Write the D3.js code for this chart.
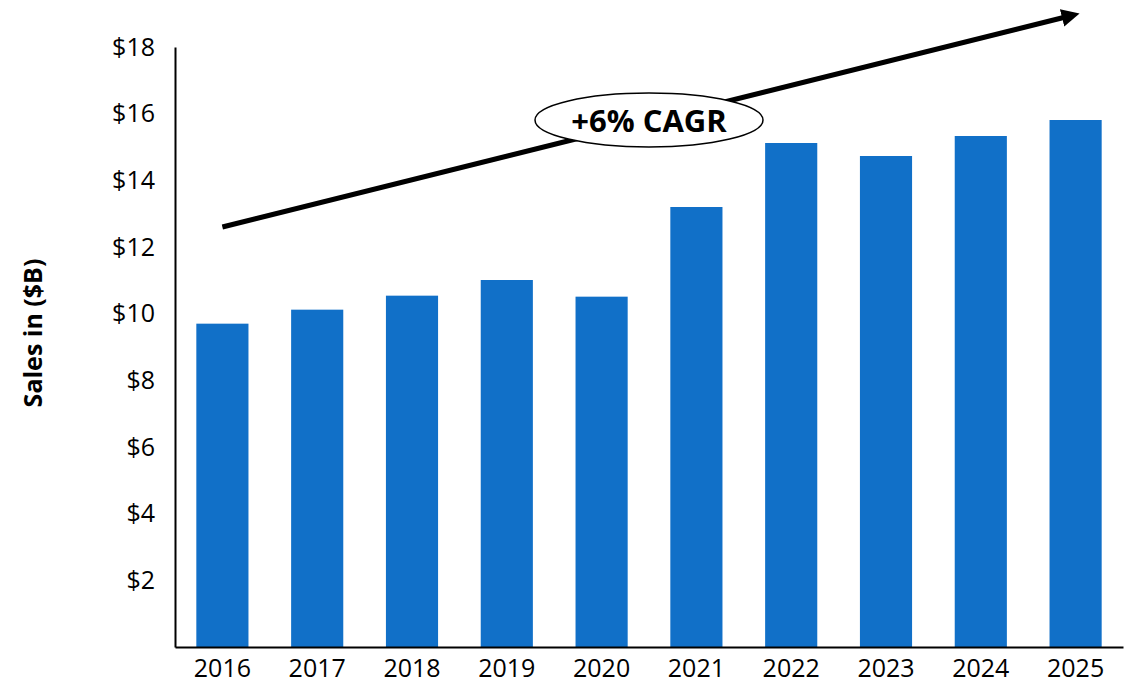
<!DOCTYPE html>
<html>
<head>
<meta charset="utf-8">
<script src="https://cdn.jsdelivr.net/npm/d3@7"></script>
<style>
  body { margin: 0; background: #fff; }
  text { font-family: "Open Sans", sans-serif; }
</style>
</head>
<body>
<div id="chart"></div>
<script>
var years = ["2016", "2017", "2018", "2019", "2020", "2021", "2022", "2023", "2024", "2025"];
var sales = [9.7, 10.12, 10.54, 11.01, 10.51, 13.2, 15.12, 14.73, 15.33, 15.81];
var yTicks = [2, 4, 6, 8, 10, 12, 14, 16, 18];
var cagrLabel = "+6% CAGR";

var width = 1132;
var height = 685;
var margin = {top: 47, right: 9, bottom: 38, left: 175};

var svg = d3.select("#chart")
  .append("svg")
    .attr("width", width)
    .attr("height", height);

var x = d3.scaleBand()
  .domain(years)
  .range([margin.left, width - margin.right])
  .paddingInner(0.45)
  .paddingOuter(0.225);

var y = d3.scaleLinear()
  .domain([0, 18])
  .range([height - margin.bottom, margin.top]);

// bars
svg.append("g")
  .selectAll("rect")
  .data(sales)
  .enter()
  .append("rect")
    .attr("x", function(d, i){ return x(years[i]); })
    .attr("y", function(d){ return y(d); })
    .attr("width", x.bandwidth())
    .attr("height", function(d){ return y(0) - y(d); })
    .style("fill", "#1170c8");

// y axis
var yAxis = svg.append("g")
  .attr("transform", "translate(" + margin.left + ",0)")
  .call(d3.axisLeft(y).tickValues(yTicks).tickSize(0).tickPadding(20)
    .tickFormat(function(d){ return "$" + d; }));
yAxis.select(".domain").attr("stroke", "#000").attr("stroke-width", 2);
yAxis.selectAll("text").style("font-size", "25px").attr("fill", "#000");

// x axis
var xAxis = svg.append("g")
  .attr("transform", "translate(0," + y(0) + ")")
  .call(d3.axisBottom(x).tickSize(0).tickPadding(12));
xAxis.select(".domain").attr("stroke", "#000").attr("stroke-width", 2);
xAxis.selectAll("text").style("font-size", "25px").attr("fill", "#000");

// y label
svg.append("text")
  .attr("transform", "translate(42,333) rotate(-90)")
  .attr("text-anchor", "middle")
  .style("font-size", "25px")
  .style("font-weight", "bold")
  .text("Sales in ($B)");

// CAGR arrow
svg.append("defs").append("marker")
  .attr("id", "arrowhead")
  .attr("viewBox", "0 0 10 10")
  .attr("refX", 2)
  .attr("refY", 5)
  .attr("markerWidth", 3.6)
  .attr("markerHeight", 3.6)
  .attr("orient", "auto")
  .append("path")
    .attr("d", "M0,0 L10,5 L0,10 z")
    .attr("fill", "#000");

var x0 = x("2016") + x.bandwidth() / 2;
var x1 = x("2025") + x.bandwidth() / 2 - 10;
svg.append("line")
  .attr("x1", x0)
  .attr("y1", y(12.6))
  .attr("x2", x1)
  .attr("y2", y(18.9))
  .attr("stroke", "#000")
  .attr("stroke-width", 5)
  .attr("marker-end", "url(#arrowhead)");

svg.append("ellipse")
  .attr("cx", 649)
  .attr("cy", 120)
  .attr("rx", 114)
  .attr("ry", 27)
  .attr("fill", "#fff")
  .attr("stroke", "#000")
  .attr("stroke-width", 1.5);

svg.append("text")
  .attr("x", 649)
  .attr("y", 132)
  .attr("text-anchor", "middle")
  .style("font-size", "31px")
  .style("font-weight", "bold")
  .text(cagrLabel);
</script>
</body>
</html>
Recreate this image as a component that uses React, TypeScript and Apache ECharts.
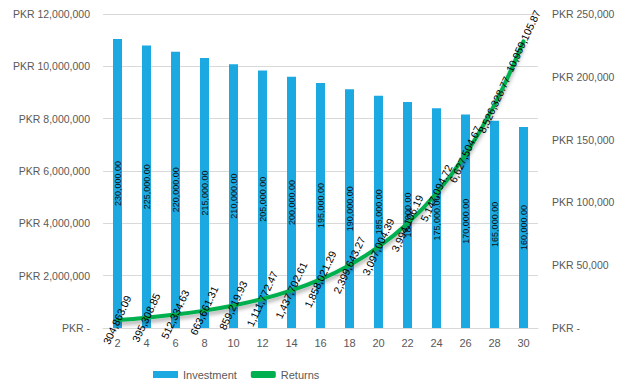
import React, { useEffect, useRef } from "react";
import * as echarts from "echarts";

const years = ["2", "4", "6", "8", "10", "12", "14", "16", "18", "20", "22", "24", "26", "28", "30"];
const investment = [230000, 225000, 220000, 215000, 210000, 205000, 200000, 195000, 190000, 185000, 180000, 175000, 170000, 165000, 160000];
const returns = [
  304863.09, 395308.85, 512334.63, 663661.31, 859219.93, 1111772.47, 1437702.61, 1858021.29,
  2399643.27, 3097004.39, 3994106.19, 5147094.72, 6627504.67, 8526328.77, 10959105.87,
];

const fmt2 = (v: number) =>
  v.toLocaleString("en-US", { minimumFractionDigits: 2, maximumFractionDigits: 2 });
const pkr = (v: number) => (v === 0 ? "PKR -" : "PKR " + v.toLocaleString("en-US"));

const FONT = "Liberation Sans";

export default function App() {
  const ref = useRef<HTMLDivElement>(null);
  useEffect(() => {
    if (!ref.current) return;
    const chart = echarts.init(ref.current, undefined, { renderer: "svg" });
    chart.setOption({
      animation: false,
      textStyle: { fontFamily: FONT },
      grid: { left: 103, right: 83, top: 14, bottom: 62 },
      legend: {
        top: 364,
        left: 148,
        itemGap: 14,
        itemWidth: 25,
        itemHeight: 7,
        textStyle: { color: "#595959", fontSize: 11, fontFamily: FONT },
        data: [
          { name: "Investment", icon: "rect" },
          { name: "Returns", icon: "roundRect", itemStyle: { color: "#00B050", opacity: 1 } },
        ],
      },
      xAxis: {
        type: "category",
        data: years,
        axisLine: { lineStyle: { color: "#d9d9d9" } },
        axisTick: { show: false },
        axisLabel: { color: "#595959", fontSize: 11, margin: 9 },
      },
      yAxis: [
        {
          type: "value",
          min: 0,
          max: 12000000,
          interval: 2000000,
          axisLabel: { color: "#595959", fontSize: 10.5, formatter: pkr, margin: 13 },
          splitLine: { lineStyle: { color: "#d9d9d9" } },
          axisLine: { show: false },
          axisTick: { show: false },
        },
        {
          type: "value",
          min: 0,
          max: 250000,
          interval: 50000,
          position: "right",
          axisLabel: { color: "#595959", fontSize: 10.5, formatter: pkr, margin: 14 },
          splitLine: { show: false },
          axisLine: { show: false },
          axisTick: { show: false },
        },
      ],
      series: [
        {
          name: "Investment",
          type: "bar",
          yAxisIndex: 1,
          data: investment,
          barWidth: 9,
          itemStyle: { color: "#1CA9E1" },
          label: {
            show: true,
            position: "inside",
            rotate: 90,
            fontSize: 9,
            color: "#111",
            formatter: (p: any) => fmt2(p.value),
          },
        },
        {
          name: "Returns",
          type: "line",
          yAxisIndex: 0,
          data: returns,
          smooth: 0.4,
          symbol: "circle",
          symbolSize: 2,
          showSymbol: true,
          lineStyle: {
            color: "#00B050",
            width: 4,
            cap: "round",
            shadowColor: "rgba(0,0,0,0.35)",
            shadowBlur: 4,
            shadowOffsetY: 3,
          },
          itemStyle: { color: "#00B050", opacity: 0 },
          label: {
            show: true,
            position: "inside",
            rotate: 65,
            fontSize: 10.5,
            color: "#000",
            opacity: 1,
            formatter: (p: any) => fmt2(p.value),
          },
          z: 3,
        },
      ],
    });
    return () => chart.dispose();
  }, []);
  return (
    <div
      ref={ref}
      style={{ position: "absolute", left: 0, top: 0, width: 621, height: 390 }}
    />
  );
}
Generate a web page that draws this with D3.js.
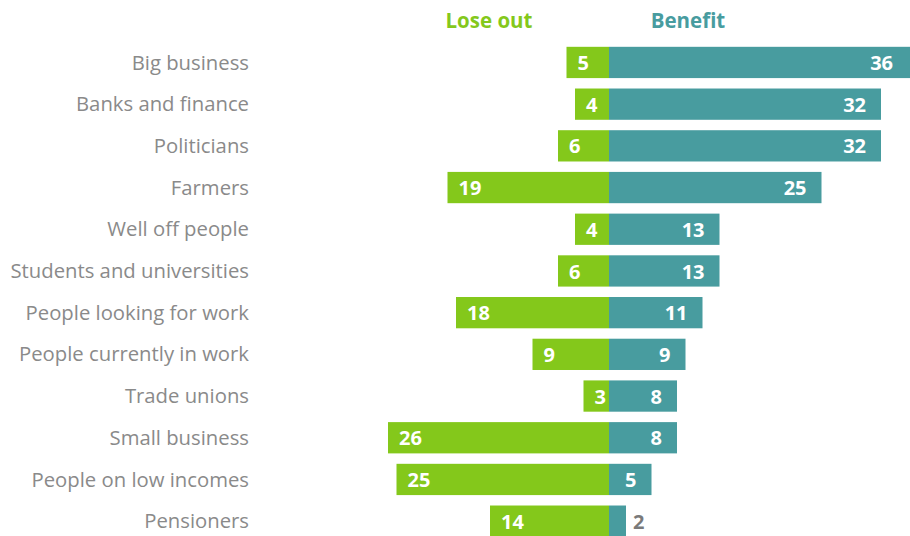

**EXERCISE:** Print the complete listing exactly as it stands, without its pictures.

**ANSWER IN FULL:**
Write the D3.js code for this chart.
<!DOCTYPE html>
<html>
<head>
<meta charset="utf-8">
<script src="https://cdn.jsdelivr.net/npm/d3@7"></script>
<style>
  body { margin: 0; background: #fff; }
  text { font-family: "Open Sans", sans-serif; }
</style>
</head>
<body>
<div id="chart"></div>
<script>
var years = ["2016", "2017", "2018", "2019", "2020", "2021", "2022", "2023", "2024", "2025"];
var sales = [9.7, 10.12, 10.54, 11.01, 10.51, 13.2, 15.12, 14.73, 15.33, 15.81];
var yTicks = [2, 4, 6, 8, 10, 12, 14, 16, 18];
var cagrLabel = "+6% CAGR";

var width = 1132;
var height = 685;
var margin = {top: 47, right: 9, bottom: 38, left: 175};

var svg = d3.select("#chart")
  .append("svg")
    .attr("width", width)
    .attr("height", height);

var x = d3.scaleBand()
  .domain(years)
  .range([margin.left, width - margin.right])
  .paddingInner(0.45)
  .paddingOuter(0.225);

var y = d3.scaleLinear()
  .domain([0, 18])
  .range([height - margin.bottom, margin.top]);

// bars
svg.append("g")
  .selectAll("rect")
  .data(sales)
  .enter()
  .append("rect")
    .attr("x", function(d, i){ return x(years[i]); })
    .attr("y", function(d){ return y(d); })
    .attr("width", x.bandwidth())
    .attr("height", function(d){ return y(0) - y(d); })
    .style("fill", "#1170c8");

// y axis
var yAxis = svg.append("g")
  .attr("transform", "translate(" + margin.left + ",0)")
  .call(d3.axisLeft(y).tickValues(yTicks).tickSize(0).tickPadding(20)
    .tickFormat(function(d){ return "$" + d; }));
yAxis.select(".domain").attr("stroke", "#000").attr("stroke-width", 2);
yAxis.selectAll("text").style("font-size", "25px").attr("fill", "#000");

// x axis
var xAxis = svg.append("g")
  .attr("transform", "translate(0," + y(0) + ")")
  .call(d3.axisBottom(x).tickSize(0).tickPadding(12));
xAxis.select(".domain").attr("stroke", "#000").attr("stroke-width", 2);
xAxis.selectAll("text").style("font-size", "25px").attr("fill", "#000");

// y label
svg.append("text")
  .attr("transform", "translate(42,333) rotate(-90)")
  .attr("text-anchor", "middle")
  .style("font-size", "25px")
  .style("font-weight", "bold")
  .text("Sales in ($B)");

// CAGR arrow
svg.append("defs").append("marker")
  .attr("id", "arrowhead")
  .attr("viewBox", "0 0 10 10")
  .attr("refX", 2)
  .attr("refY", 5)
  .attr("markerWidth", 3.6)
  .attr("markerHeight", 3.6)
  .attr("orient", "auto")
  .append("path")
    .attr("d", "M0,0 L10,5 L0,10 z")
    .attr("fill", "#000");

var x0 = x("2016") + x.bandwidth() / 2;
var x1 = x("2025") + x.bandwidth() / 2 - 10;
svg.append("line")
  .attr("x1", x0)
  .attr("y1", y(12.6))
  .attr("x2", x1)
  .attr("y2", y(18.9))
  .attr("stroke", "#000")
  .attr("stroke-width", 5)
  .attr("marker-end", "url(#arrowhead)");

svg.append("ellipse")
  .attr("cx", 649)
  .attr("cy", 120)
  .attr("rx", 114)
  .attr("ry", 27)
  .attr("fill", "#fff")
  .attr("stroke", "#000")
  .attr("stroke-width", 1.5);

svg.append("text")
  .attr("x", 649)
  .attr("y", 132)
  .attr("text-anchor", "middle")
  .style("font-size", "31px")
  .style("font-weight", "bold")
  .text(cagrLabel);
</script>
</body>
</html>
Recreate this image as a component that uses React, TypeScript and Apache ECharts.
import React, { useEffect, useRef } from "react";
import * as echarts from "echarts";

const years = ["2", "4", "6", "8", "10", "12", "14", "16", "18", "20", "22", "24", "26", "28", "30"];
const investment = [230000, 225000, 220000, 215000, 210000, 205000, 200000, 195000, 190000, 185000, 180000, 175000, 170000, 165000, 160000];
const returns = [
  304863.09, 395308.85, 512334.63, 663661.31, 859219.93, 1111772.47, 1437702.61, 1858021.29,
  2399643.27, 3097004.39, 3994106.19, 5147094.72, 6627504.67, 8526328.77, 10959105.87,
];

const fmt2 = (v: number) =>
  v.toLocaleString("en-US", { minimumFractionDigits: 2, maximumFractionDigits: 2 });
const pkr = (v: number) => (v === 0 ? "PKR -" : "PKR " + v.toLocaleString("en-US"));

const FONT = "Liberation Sans";

export default function App() {
  const ref = useRef<HTMLDivElement>(null);
  useEffect(() => {
    if (!ref.current) return;
    const chart = echarts.init(ref.current, undefined, { renderer: "svg" });
    chart.setOption({
      animation: false,
      textStyle: { fontFamily: FONT },
      grid: { left: 103, right: 83, top: 14, bottom: 62 },
      legend: {
        top: 364,
        left: 148,
        itemGap: 14,
        itemWidth: 25,
        itemHeight: 7,
        textStyle: { color: "#595959", fontSize: 11, fontFamily: FONT },
        data: [
          { name: "Investment", icon: "rect" },
          { name: "Returns", icon: "roundRect", itemStyle: { color: "#00B050", opacity: 1 } },
        ],
      },
      xAxis: {
        type: "category",
        data: years,
        axisLine: { lineStyle: { color: "#d9d9d9" } },
        axisTick: { show: false },
        axisLabel: { color: "#595959", fontSize: 11, margin: 9 },
      },
      yAxis: [
        {
          type: "value",
          min: 0,
          max: 12000000,
          interval: 2000000,
          axisLabel: { color: "#595959", fontSize: 10.5, formatter: pkr, margin: 13 },
          splitLine: { lineStyle: { color: "#d9d9d9" } },
          axisLine: { show: false },
          axisTick: { show: false },
        },
        {
          type: "value",
          min: 0,
          max: 250000,
          interval: 50000,
          position: "right",
          axisLabel: { color: "#595959", fontSize: 10.5, formatter: pkr, margin: 14 },
          splitLine: { show: false },
          axisLine: { show: false },
          axisTick: { show: false },
        },
      ],
      series: [
        {
          name: "Investment",
          type: "bar",
          yAxisIndex: 1,
          data: investment,
          barWidth: 9,
          itemStyle: { color: "#1CA9E1" },
          label: {
            show: true,
            position: "inside",
            rotate: 90,
            fontSize: 9,
            color: "#111",
            formatter: (p: any) => fmt2(p.value),
          },
        },
        {
          name: "Returns",
          type: "line",
          yAxisIndex: 0,
          data: returns,
          smooth: 0.4,
          symbol: "circle",
          symbolSize: 2,
          showSymbol: true,
          lineStyle: {
            color: "#00B050",
            width: 4,
            cap: "round",
            shadowColor: "rgba(0,0,0,0.35)",
            shadowBlur: 4,
            shadowOffsetY: 3,
          },
          itemStyle: { color: "#00B050", opacity: 0 },
          label: {
            show: true,
            position: "inside",
            rotate: 65,
            fontSize: 10.5,
            color: "#000",
            opacity: 1,
            formatter: (p: any) => fmt2(p.value),
          },
          z: 3,
        },
      ],
    });
    return () => chart.dispose();
  }, []);
  return (
    <div
      ref={ref}
      style={{ position: "absolute", left: 0, top: 0, width: 621, height: 390 }}
    />
  );
}
Generate a web page that draws this with D3.js.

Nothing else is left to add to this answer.